Data excerpt:
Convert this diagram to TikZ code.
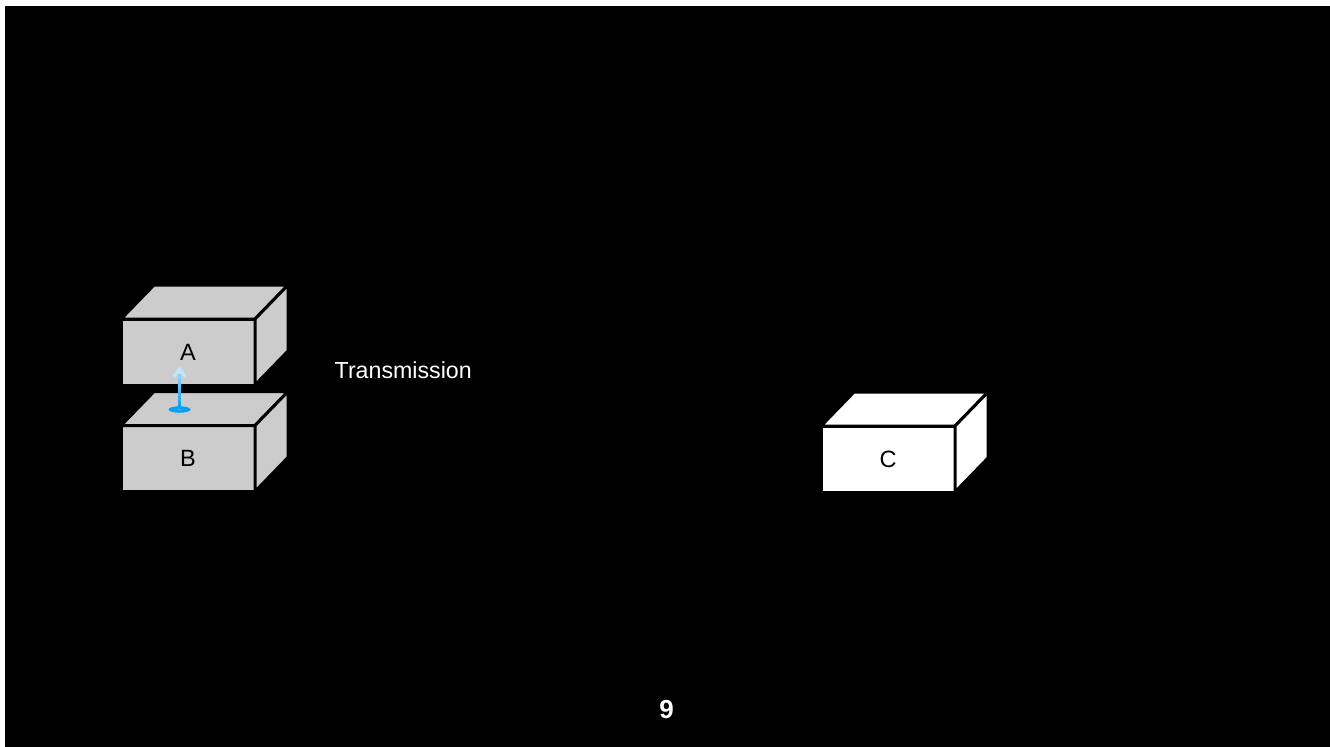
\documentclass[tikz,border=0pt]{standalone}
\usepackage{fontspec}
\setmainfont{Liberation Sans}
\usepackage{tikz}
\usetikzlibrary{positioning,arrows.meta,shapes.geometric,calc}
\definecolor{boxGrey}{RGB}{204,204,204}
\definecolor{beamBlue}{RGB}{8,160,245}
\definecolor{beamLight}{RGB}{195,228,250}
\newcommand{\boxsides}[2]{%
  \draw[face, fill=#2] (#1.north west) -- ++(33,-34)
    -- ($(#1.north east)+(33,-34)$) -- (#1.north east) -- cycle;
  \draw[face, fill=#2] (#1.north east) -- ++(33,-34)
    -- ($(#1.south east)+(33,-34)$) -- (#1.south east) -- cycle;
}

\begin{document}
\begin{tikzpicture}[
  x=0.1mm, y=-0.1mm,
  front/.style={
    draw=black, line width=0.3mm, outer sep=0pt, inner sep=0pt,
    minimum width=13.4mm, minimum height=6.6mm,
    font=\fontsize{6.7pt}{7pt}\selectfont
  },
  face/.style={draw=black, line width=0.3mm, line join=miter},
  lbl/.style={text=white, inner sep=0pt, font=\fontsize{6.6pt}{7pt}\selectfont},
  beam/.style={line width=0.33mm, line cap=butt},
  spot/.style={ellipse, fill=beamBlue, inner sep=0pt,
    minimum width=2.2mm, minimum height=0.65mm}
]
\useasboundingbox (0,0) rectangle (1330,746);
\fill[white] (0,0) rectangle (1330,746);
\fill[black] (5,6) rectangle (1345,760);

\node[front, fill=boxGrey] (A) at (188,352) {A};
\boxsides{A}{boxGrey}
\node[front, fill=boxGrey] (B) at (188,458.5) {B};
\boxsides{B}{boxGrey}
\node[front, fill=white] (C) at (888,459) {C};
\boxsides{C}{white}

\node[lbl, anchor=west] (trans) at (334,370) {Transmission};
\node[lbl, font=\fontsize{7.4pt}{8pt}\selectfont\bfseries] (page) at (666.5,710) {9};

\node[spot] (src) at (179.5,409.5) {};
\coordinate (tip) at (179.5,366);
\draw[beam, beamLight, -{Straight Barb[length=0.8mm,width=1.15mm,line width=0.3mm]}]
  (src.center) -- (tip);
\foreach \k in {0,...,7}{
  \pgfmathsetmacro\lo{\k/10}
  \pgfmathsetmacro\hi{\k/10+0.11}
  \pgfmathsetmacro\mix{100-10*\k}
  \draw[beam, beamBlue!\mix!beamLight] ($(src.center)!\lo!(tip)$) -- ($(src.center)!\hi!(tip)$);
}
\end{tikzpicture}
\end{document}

Problem requirements: From the first line of the listing above, repeat every line through the one holding "(page) at (666.5,710)". Both ends count, and pictures stay out.

Result for this exercise:
Convert this diagram to TikZ code.
\documentclass[tikz,border=0pt]{standalone}
\usepackage{fontspec}
\setmainfont{Liberation Sans}
\usepackage{tikz}
\usetikzlibrary{positioning,arrows.meta,shapes.geometric,calc}
\definecolor{boxGrey}{RGB}{204,204,204}
\definecolor{beamBlue}{RGB}{8,160,245}
\definecolor{beamLight}{RGB}{195,228,250}
\newcommand{\boxsides}[2]{%
  \draw[face, fill=#2] (#1.north west) -- ++(33,-34)
    -- ($(#1.north east)+(33,-34)$) -- (#1.north east) -- cycle;
  \draw[face, fill=#2] (#1.north east) -- ++(33,-34)
    -- ($(#1.south east)+(33,-34)$) -- (#1.south east) -- cycle;
}

\begin{document}
\begin{tikzpicture}[
  x=0.1mm, y=-0.1mm,
  front/.style={
    draw=black, line width=0.3mm, outer sep=0pt, inner sep=0pt,
    minimum width=13.4mm, minimum height=6.6mm,
    font=\fontsize{6.7pt}{7pt}\selectfont
  },
  face/.style={draw=black, line width=0.3mm, line join=miter},
  lbl/.style={text=white, inner sep=0pt, font=\fontsize{6.6pt}{7pt}\selectfont},
  beam/.style={line width=0.33mm, line cap=butt},
  spot/.style={ellipse, fill=beamBlue, inner sep=0pt,
    minimum width=2.2mm, minimum height=0.65mm}
]
\useasboundingbox (0,0) rectangle (1330,746);
\fill[white] (0,0) rectangle (1330,746);
\fill[black] (5,6) rectangle (1345,760);

\node[front, fill=boxGrey] (A) at (188,352) {A};
\boxsides{A}{boxGrey}
\node[front, fill=boxGrey] (B) at (188,458.5) {B};
\boxsides{B}{boxGrey}
\node[front, fill=white] (C) at (888,459) {C};
\boxsides{C}{white}

\node[lbl, anchor=west] (trans) at (334,370) {Transmission};
\node[lbl, font=\fontsize{7.4pt}{8pt}\selectfont\bfseries] (page) at (666.5,710) {9};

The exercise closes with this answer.